All the reproductions of Liz Taylor are not identical in any way.
Robert Rauschenberg’s art is very different from Andy Warhol in that he uses complex multimedia works, where
he combined Abstract Expressionist brushwork with both real and depicted objects, pointing out the constructed
nature of both. He created collages out of pre-existing print images, which took on added subtexts of ironic
meanings when assembled together. In the mid 1950′s, he worked on combining collages and montages of mixed
media, and then moved on to ready-made work. In the 1960′s, he returned to painting and silk prints, without
abandoning his love for mixing various materials together.

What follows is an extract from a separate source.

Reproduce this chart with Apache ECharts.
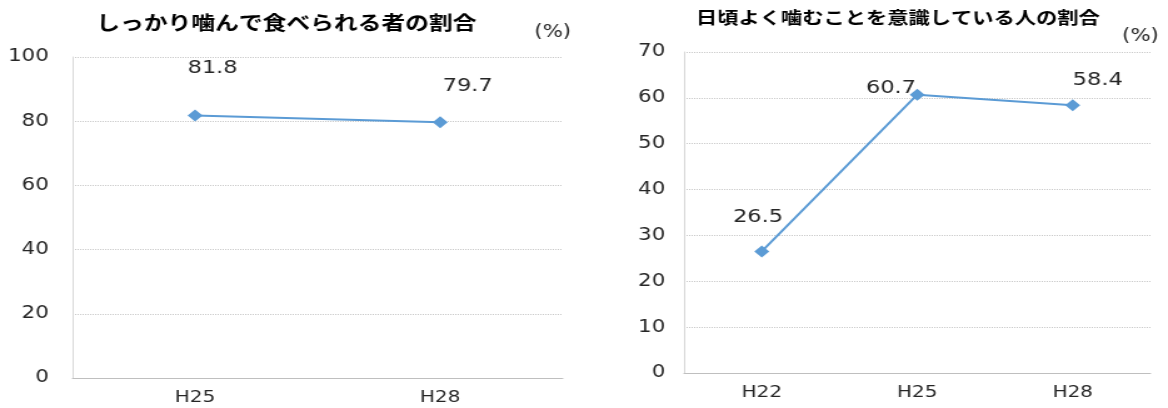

One of Rauschenberg’s first and most famous combines was called “Monogram” (1959) and consisted of an
unlikely set of materials: a stuffed angora goat, a tire, a police barrier, the heel of a shoe, a tennis ball and
paint. This style altered the course of modern art. The art of combining and noticing combinations of objects and
images has remained the focus on Rauschenberg’s work. As Pop art emerged in the 1960′s, Rauschenberg moved
away from the three-dimensional art to the two dimensional, using magazine photographs or current events to
silk-screen prints. He put the silkscreen prints onto canvas and overlapped them with painted brushstrokes. They
looked like abstractions from far away, but the images all related to each other up close. These collages were a
way to bring together inventiveness of his combination of different objects with his love of painting. Using this
new method he found he could make a commentary on contemporary society using the very images that helped
to create that society.
Roy Lichtenstein is another artist that is very much different in his style of art from Warhol and Rauschenberg,
in that Lichtenstein liked to enlarge and alter panels from romance and war comics, even copying the small dots
that were the result of the commercial colour separation processes. He used a set of bold, bright colours,
prominent black outlines and patterns of “benday” dots, which he managed to use in his art which made it
uniquely his own. Like most Pop artists, Lichtenstein worked mostly on successive series or themes. Two groups
that he worked on were war comics and romantic tragedies, taken from romance magazines. Both themes had
the same technique where he enlarged it and used the “benday screen” in order to simulate the dots that appear
when one enlarges a printed drawing. A large metal screen was applied to the painting, using it as a stencil. He
also liked to use large printed letters that really stood out clearly. This type of construction enabled him to
create big unified surfaces.
“Hopeless” was one of Lichtenstein’s pieces of art part of his romantic tragedy theme that was created in 1963.
He uses large outlines on the hair and the “benday” method applied on the skin. There are only a few colours,
and the background is a simple blue surface. The text, which is a song, is very short and clear. Lichtenstein also
chose simple titles, mostly words extracted from the balloons or cartouches in comics. The brilliant colours
outlined in the deep black and the simplicity of the text, as well as the size of the painting contributes to an
intense visual impact. Lichtenstein mostly depicted pretty blondes, racked by anguish, sorrow or sadness that
was usually shown by two big tears.
Each of these artists have completely different styles from one another, but each and everyone of them depict a
part of popular culture that is evident in Pop art. The Pop artists achieved quick financial success and soon
assumed high status in art history. It has also had a significant influence on later art and artists, opening the
door for everything from Photorealism to the ironic examination of the everyday that has dominated much
contemporary art. Pop art is among the most important visual arts movements of the 20th century. It is the art
of celebrating everyday objects such as soup cans, washing powder, comic strips, coke bottles and much more.
The movement turned the commonplace into icons.